RHex has extraordinary rough-terrain mobility

This is from their conclusion:

"We found no evidence that these multilegged runners use neural feedback to follow a foreleg's secure foothold or to adjust the location of where their legs contact the substrate. By using the kinetic energy of rapid running to bridge gaps in footholds and distributing mechanical feedback over many legs and locations along the leg, animals can overcome the inherent delays of neural feedback as well the problem of noisy sensors, thereby simplifying control. Use of a physical model, a legged robot, supported our contention because the hexapod was able to traverse low probability foothold terrain better with a broader leg contact area and collapsible spines, but without a single change to its electronic controller. Our discovery of distributed mechanical feedback provided biological inspiration to a robot that can now traverse terrain previously impassable."

It is worth standing back and reflecting on what is happening here. The research team has devoted much time to understanding the control strategies of arthropods and has found that these organisms must be understood in a holistic way. The control system involves distributed neuronal and mechanical feedback mechanisms which are so sophisticated that our best efforts at emulation can only be described as crude. The robot RHex is undoubtedly a product of some highly intelligent research scientists and engineers, but why is it that people baulk at the thought that the multilegged runners they have been studying are also the product of intelligent design?

Distributed mechanical feedback in arthropods and robots simplifies control of rapid running on challenging terrain
J C Spagna, D I Goldman, P-C Lin, D E Koditschek and R J Full
Bioinspiration & Biomimimetics, 2(1) (March 2007) 9-18 | doi 10.1088/1748-3182/2/1/002

Abstract. Terrestrial arthropods negotiate demanding terrain more effectively than any search-and-rescue robot. Slow, precise stepping using distributed neural feedback is one strategy for dealing with challenging terrain. Alternatively, arthropods could simplify control on demanding surfaces by rapid running that uses kinetic energy to bridge gaps between footholds. We demonstrate that this is achieved using distributed mechanical feedback, resulting from passive contacts along legs positioned by pre-programmed trajectories favorable to their attachment mechanisms. We used wire-mesh experimental surfaces to determine how a decrease in foothold probability affects speed and stability. Spiders and insects attained high running speeds on simulated terrain with 90% of the surface contact area removed. Cockroaches maintained high speeds even with their tarsi ablated, by generating horizontally oriented leg trajectories. Spiders with more vertically directed leg placement used leg spines, which resulted in more effective distributed contact by interlocking with asperities during leg extension, but collapsing during flexion, preventing entanglement.
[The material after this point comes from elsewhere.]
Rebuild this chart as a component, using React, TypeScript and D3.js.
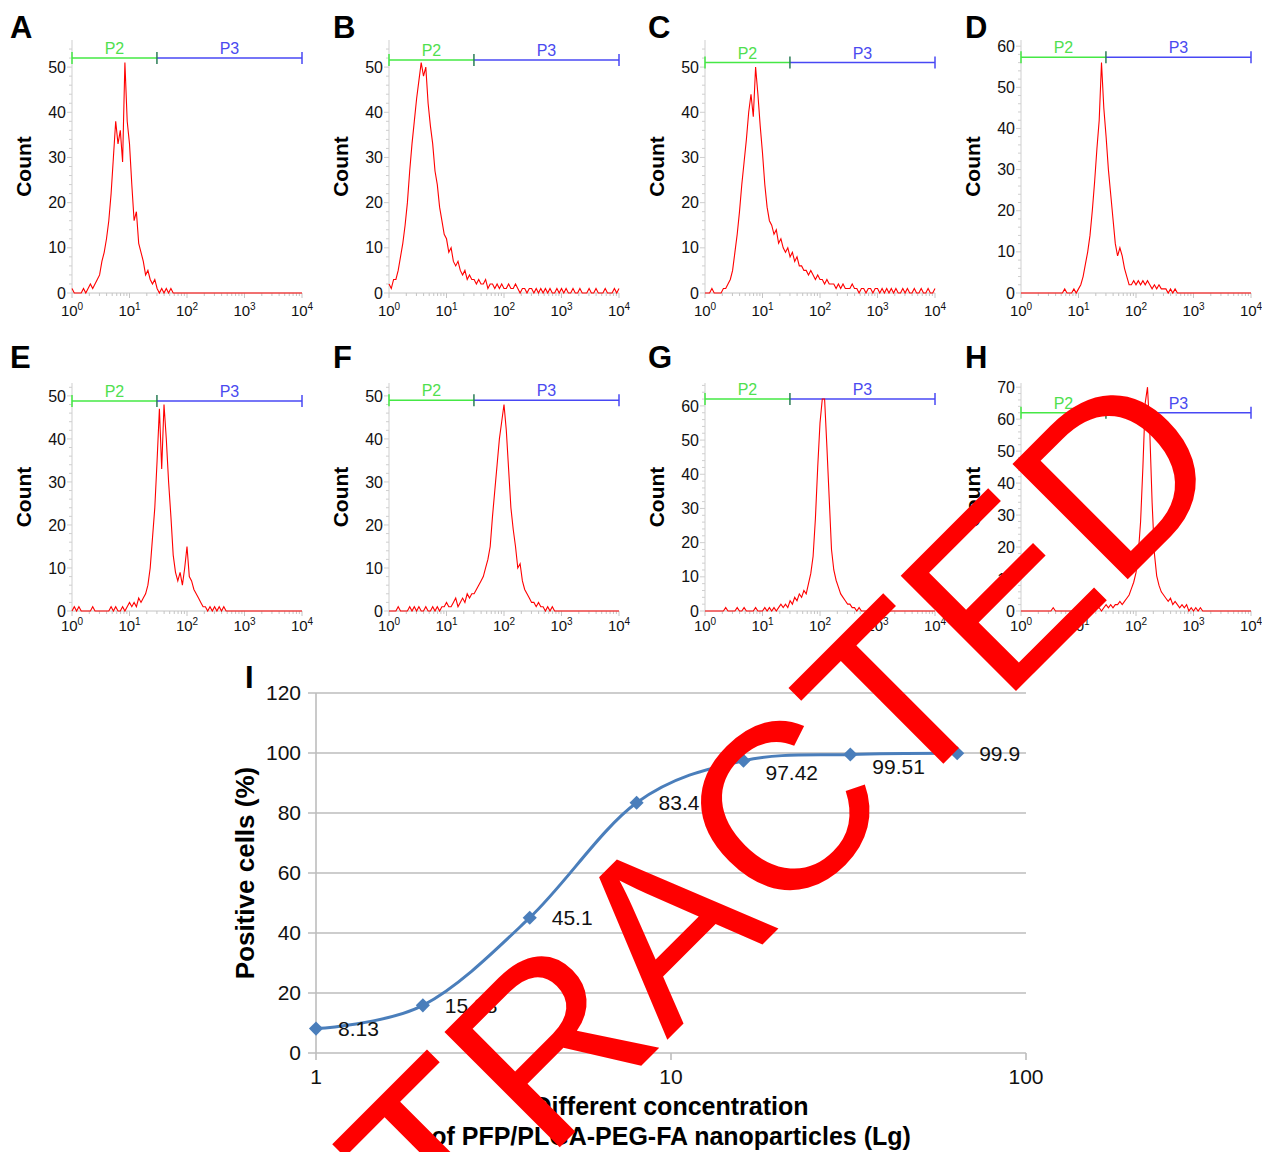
import { useEffect, useRef } from 'react';
import * as d3 from 'd3';

// flow cytometry histograms, one count per channel (channel i sits at 10^(i * channelStep))
const panelLetters = ['A', 'B', 'C', 'D', 'E', 'F', 'G', 'H'];
const channelStep = 0.04;

const countsA = [
  1, 0, 0, 0, 0, 1, 0, 1, 2, 1,
  2, 3, 4, 7, 9, 12, 16, 22, 30, 38,
  33, 36, 29, 51, 38, 33, 24, 16, 18, 11,
  9, 7, 4, 5, 3, 2, 3, 1, 0, 1,
  0, 1, 0, 1, 0, 0, 0, 0, 0, 0,
  0, 0, 0, 0, 0, 0, 0, 0, 0, 0,
  0, 0, 0, 0, 0, 0, 0, 0, 0, 0,
  0, 0, 0, 0, 0, 0, 0, 0, 0, 0,
  0, 0, 0, 0, 0, 0, 0, 0, 0, 0,
  0, 0, 0, 0, 0, 0, 0, 0, 0, 0,
  0,
];
const countsB = [
  2, 1, 3, 3, 5, 8, 11, 15, 20, 27,
  33, 38, 43, 47, 51, 48, 50, 42, 37, 33,
  27, 24, 19, 16, 13, 12, 9, 10, 7, 6,
  7, 5, 4, 5, 3, 4, 3, 3, 2, 3,
  2, 2, 3, 1, 2, 2, 1, 2, 1, 2,
  1, 1, 2, 1, 1, 2, 1, 0, 1, 1,
  0, 1, 1, 0, 1, 0, 1, 0, 1, 0,
  1, 0, 0, 1, 0, 1, 0, 1, 0, 0,
  1, 0, 0, 1, 0, 0, 0, 1, 0, 0,
  1, 0, 0, 0, 1, 0, 0, 0, 1, 0,
  1,
];
const countsC = [
  0, 0, 0, 1, 0, 0, 0, 0, 1, 1,
  2, 3, 5, 9, 13, 18, 24, 29, 34, 40,
  44, 39, 50, 44, 37, 31, 24, 19, 16, 15,
  13, 14, 11, 12, 10, 9, 10, 8, 9, 7,
  8, 6, 6, 5, 5, 4, 5, 4, 3, 4,
  3, 3, 2, 3, 2, 2, 2, 1, 2, 1,
  2, 1, 1, 1, 2, 1, 1, 0, 1, 1,
  0, 1, 1, 0, 1, 1, 0, 1, 0, 1,
  0, 1, 0, 1, 0, 0, 1, 0, 1, 0,
  0, 1, 0, 0, 1, 0, 0, 1, 0, 0,
  1,
];
const countsD = [
  0, 0, 0, 0, 0, 0, 0, 0, 0, 0,
  0, 0, 0, 0, 0, 0, 0, 0, 0, 1,
  0, 0, 0, 1, 0, 1, 2, 4, 7, 10,
  14, 20, 27, 35, 42, 56, 45, 38, 30, 24,
  18, 12, 9, 11, 9, 6, 4, 2, 2, 3,
  2, 3, 2, 3, 2, 3, 2, 1, 2, 1,
  2, 1, 1, 1, 0, 1, 0, 1, 0, 0,
  0, 0, 0, 0, 0, 0, 0, 0, 0, 0,
  0, 0, 0, 0, 0, 0, 0, 0, 0, 0,
  0, 0, 0, 0, 0, 0, 0, 0, 0, 0,
  0,
];
const countsE = [
  0, 1, 0, 1, 0, 0, 0, 0, 0, 1,
  0, 0, 0, 0, 0, 0, 0, 1, 0, 1,
  0, 0, 1, 0, 1, 2, 1, 2, 1, 3,
  2, 3, 4, 6, 10, 17, 24, 35, 47, 33,
  48, 40, 30, 22, 13, 9, 7, 9, 6, 10,
  15, 8, 7, 5, 4, 3, 2, 1, 1, 0,
  1, 0, 1, 0, 1, 0, 1, 0, 0, 0,
  0, 0, 0, 0, 0, 0, 0, 0, 0, 0,
  0, 0, 0, 0, 0, 0, 0, 0, 0, 0,
  0, 0, 0, 0, 0, 0, 0, 0, 0, 0,
  0,
];
const countsF = [
  0, 0, 0, 0, 1, 0, 0, 0, 0, 1,
  0, 1, 0, 1, 0, 0, 1, 0, 0, 1,
  0, 1, 0, 1, 1, 2, 1, 1, 2, 3,
  1, 2, 3, 2, 4, 3, 4, 4, 5, 6,
  7, 8, 10, 12, 15, 22, 28, 34, 40, 44,
  48, 42, 33, 24, 19, 15, 10, 11, 7, 5,
  4, 3, 2, 2, 1, 2, 1, 1, 0, 1,
  0, 1, 0, 0, 0, 0, 0, 0, 0, 0,
  0, 0, 0, 0, 0, 0, 0, 0, 0, 0,
  0, 0, 0, 0, 0, 0, 0, 0, 0, 0,
  0,
];
const countsG = [
  0, 0, 0, 0, 0, 0, 0, 0, 0, 1,
  0, 0, 0, 0, 1, 0, 0, 1, 0, 0,
  0, 0, 1, 0, 0, 0, 1, 0, 1, 0,
  1, 0, 1, 2, 1, 2, 1, 3, 2, 4,
  3, 5, 4, 6, 5, 8, 11, 16, 27, 42,
  55, 62, 62, 48, 33, 18, 12, 9, 7, 5,
  4, 3, 2, 2, 1, 1, 0, 1, 0, 0,
  0, 0, 0, 0, 0, 0, 0, 0, 0, 0,
  0, 0, 0, 0, 0, 0, 0, 0, 0, 0,
  0, 0, 0, 0, 0, 0, 0, 0, 0, 0,
  0,
];
const countsH = [
  0, 0, 0, 0, 0, 0, 0, 0, 0, 0,
  0, 0, 0, 0, 1, 0, 0, 0, 0, 0,
  0, 0, 0, 0, 0, 0, 0, 0, 0, 0,
  0, 1, 0, 1, 1, 0, 1, 2, 1, 2,
  1, 2, 2, 3, 2, 3, 4, 5, 7, 9,
  12, 18, 28, 45, 65, 70, 56, 34, 18, 11,
  8, 6, 5, 4, 3, 4, 2, 3, 2, 1,
  2, 1, 2, 0, 1, 0, 1, 0, 1, 0,
  0, 0, 0, 0, 0, 0, 0, 0, 0, 0,
  0, 0, 0, 0, 0, 0, 0, 0, 0, 0,
  0,
];
const panelCounts = [countsA, countsB, countsC, countsD, countsE, countsF, countsG, countsH];
const countMax = [56, 56, 56, 61.5, 53, 53, 66.7, 71.3];
const gateLevel = [52, 51.6, 51, 57.3, 48.8, 49, 62, 62];
const gateNames = ['P2', 'P3'];
const gateBounds = [1, 30, 10000];
const decadeTicks = [1, 10, 100, 1000, 10000];

// panel I
const concentration = [1, 2, 4, 8, 16, 32, 64];
const positiveCells = [8.13, 15.88, 45.1, 83.4, 97.42, 99.51, 99.9];
const percentTicks = [0, 20, 40, 60, 80, 100, 120];
const concentrationTicks = [1, 10, 100];

const FONT = 'Arial, "Liberation Sans", Helvetica, sans-serif';
const colX = [72, 389, 705, 1021];
const letterX = [10, 333, 648, 965];
const rowBase = [293, 611];
const rowTop = [40, 383];
const letterY = [38, 368];
const tickLabelDy = [23, 20];
const plotW = 230;

export default function App() {
  const ref = useRef<SVGSVGElement>(null);

  useEffect(() => {
    const svg = d3.select(ref.current);
    svg.selectAll('*').remove();

    panelCounts.forEach((counts, p) => {
      const col = p % 4;
      const row = Math.floor(p / 4);
      const x0 = colX[col];
      const yBase = rowBase[row];
      const yTop = rowTop[row];
      const x = d3.scaleLog().domain([1, 1e4]).range([x0, x0 + plotW]);
      const y = d3.scaleLinear().domain([0, countMax[p]]).range([yBase, yTop]);
      const g = svg.append('g').style('font-family', FONT);

      g.append('text')
        .attr('x', letterX[col]).attr('y', letterY[row])
        .attr('font-size', 31).attr('font-weight', 'bold')
        .text(panelLetters[p]);

      // y axis
      g.append('line')
        .attr('x1', x0).attr('x2', x0).attr('y1', yBase).attr('y2', yTop)
        .attr('stroke', '#cfcfcf');
      d3.range(0, countMax[p], 2).forEach(v => {
        g.append('line')
          .attr('x1', x0 - (v % 10 === 0 ? 5 : 3)).attr('x2', x0)
          .attr('y1', y(v)).attr('y2', y(v))
          .attr('stroke', '#cfcfcf');
      });
      d3.range(0, countMax[p], 10).forEach(v => {
        g.append('text')
          .attr('x', x0 - 6).attr('y', y(v)).attr('dy', '0.35em')
          .attr('text-anchor', 'end').attr('font-size', 16).attr('fill', '#111')
          .text(v);
      });
      g.append('text')
        .attr('transform', `translate(${x0 - 41},${(yBase + yTop) / 2}) rotate(-90)`)
        .attr('text-anchor', 'middle').attr('font-size', 21).attr('font-weight', 'bold')
        .text('Count');

      // x axis
      g.append('line')
        .attr('x1', x0).attr('x2', x0 + plotW).attr('y1', yBase).attr('y2', yBase)
        .attr('stroke', '#c4c4c4');
      decadeTicks.forEach((d, i) => {
        const mult = i < decadeTicks.length - 1 ? d3.range(2, 10) : [];
        mult.forEach(m => {
          g.append('line')
            .attr('x1', x(d * m)).attr('x2', x(d * m))
            .attr('y1', yBase).attr('y2', yBase + 3)
            .attr('stroke', '#c4c4c4');
        });
        g.append('line')
          .attr('x1', x(d)).attr('x2', x(d)).attr('y1', yBase).attr('y2', yBase + 5)
          .attr('stroke', '#c4c4c4');
        const t = g.append('text')
          .attr('x', x(d)).attr('y', yBase + tickLabelDy[row])
          .attr('text-anchor', 'middle').attr('font-size', 15).attr('fill', '#111');
        t.append('tspan').text('10');
        t.append('tspan').attr('font-size', 10).attr('dy', -6).text(String(Math.round(Math.log10(d))));
      });

      // gates
      const gy = y(gateLevel[p]);
      const gateColors = ['#45e845', '#4848f4'];
      const labelColors = ['#4fe04f', '#4a4af0'];
      gateNames.forEach((name, k) => {
        const a = gateBounds[k];
        const b = gateBounds[k + 1];
        g.append('line')
          .attr('x1', x(a)).attr('x2', x(b)).attr('y1', gy).attr('y2', gy)
          .attr('stroke', gateColors[k]).attr('stroke-width', 1.5);
        g.append('text')
          .attr('x', x(Math.sqrt(a * b))).attr('y', gy - 4)
          .attr('text-anchor', 'middle').attr('font-size', 16).attr('fill', labelColors[k])
          .text(name);
      });
      [[gateBounds[0], gateColors[0]], [gateBounds[1], '#2a7d55'], [gateBounds[2], gateColors[1]]].forEach(([v, c]) => {
        g.append('line')
          .attr('x1', x(v as number)).attr('x2', x(v as number))
          .attr('y1', gy - 6).attr('y2', gy + 6)
          .attr('stroke', c as string).attr('stroke-width', 1.5);
      });

      // histogram
      const line = d3.line<number>()
        .x((_, i) => x(Math.pow(10, i * channelStep)))
        .y(d => y(d));
      g.append('path')
        .attr('d', line(counts))
        .attr('fill', 'none').attr('stroke', '#ff0000').attr('stroke-width', 1.1)
        .attr('stroke-linejoin', 'miter');
    });

    // panel I
    const gi = svg.append('g').style('font-family', FONT);
    const xI = d3.scaleLog().domain([1, 100]).range([316, 1026]);
    const yI = d3.scaleLinear().domain([0, 120]).range([1053, 693]);

    gi.append('text').attr('x', 245).attr('y', 688)
      .attr('font-size', 31).attr('font-weight', 'bold').text('I');

    percentTicks.forEach(v => {
      gi.append('line')
        .attr('x1', 308).attr('x2', xI(100)).attr('y1', yI(v)).attr('y2', yI(v))
        .attr('stroke', '#bdbdbd').attr('stroke-width', 1.6);
      gi.append('text')
        .attr('x', 301).attr('y', yI(v)).attr('dy', '0.35em')
        .attr('text-anchor', 'end').attr('font-size', 21).attr('fill', '#111')
        .text(v);
    });
    gi.append('line')
      .attr('x1', xI(1)).attr('x2', xI(1)).attr('y1', yI(120)).attr('y2', yI(0))
      .attr('stroke', '#bdbdbd').attr('stroke-width', 1.6);
    concentrationTicks.forEach(v => {
      gi.append('line')
        .attr('x1', xI(v)).attr('x2', xI(v)).attr('y1', yI(0)).attr('y2', yI(0) + 7)
        .attr('stroke', '#bdbdbd').attr('stroke-width', 1.6);
      gi.append('text')
        .attr('x', xI(v)).attr('y', 1084)
        .attr('text-anchor', 'middle').attr('font-size', 21).attr('fill', '#111')
        .text(v);
    });

    const pts = concentration.map((c, i) => [xI(c), yI(positiveCells[i])] as [number, number]);
    gi.append('path')
      .attr('d', d3.line().curve(d3.curveCatmullRom.alpha(0))(pts))
      .attr('fill', 'none').attr('stroke', '#4a7ebb').attr('stroke-width', 3);
    pts.forEach(([px, py], i) => {
      gi.append('path')
        .attr('d', d3.symbol(d3.symbolSquare, 100)())
        .attr('transform', `translate(${px},${py}) rotate(45)`)
        .attr('fill', '#4a7ebb');
      const next = pts[i + 1];
      const shift = next && Math.abs(next[1] - py) < 15 ? 12 : 0;
      gi.append('text')
        .attr('x', px + 22).attr('y', py + shift).attr('dy', '0.35em')
        .attr('font-size', 21).attr('fill', '#111')
        .text(positiveCells[i]);
    });

    gi.append('text')
      .attr('transform', `translate(254,${yI(60)}) rotate(-90)`)
      .attr('text-anchor', 'middle').attr('font-size', 26).attr('font-weight', 'bold')
      .text('Positive cells (%)');
    gi.append('text')
      .attr('x', 671).attr('y', 1115).attr('text-anchor', 'middle')
      .attr('font-size', 25).attr('font-weight', 'bold')
      .text('Different concentration');
    gi.append('text')
      .attr('x', 671).attr('y', 1145).attr('text-anchor', 'middle')
      .attr('font-size', 25).attr('font-weight', 'bold')
      .text('of PFP/PLGA-PEG-FA nanoparticles (Lg)');

    // watermark
    svg.append('text')
      .attr('transform', 'translate(723,984) rotate(-45)')
      .attr('text-anchor', 'middle')
      .style('font-family', FONT)
      .attr('font-size', 237)
      .attr('fill', '#ff0000')
      .text('RETRACTED');
  }, []);

  return (
    <svg
      ref={ref}
      width={1262}
      height={1152}
      style={{ position: 'absolute', left: 0, top: 0, background: '#fff' }}
    />
  );
}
Ghost crabs, which naturally lack leg spines, showed increased mobility on wire mesh after the addition of artificial, collapsible spines. A bioinspired robot, RHex, was redesigned to maximize effective distributed leg contact, by changing leg orientation and adding directional spines. These changes improved RHex's agility on challenging surfaces without adding sensors or changing the control system.

See also:

RHex Web site

RHex robot (video)

Feedback on this blog from an engineer working in robotics: "Seeing design in an animal as the result of intelligence tends to make me strive for deeper answers to the technical problems of bio/robomechanics and control, whereas seeing animals as the result of evolution tends to make thinking, in my opinion, much shallower."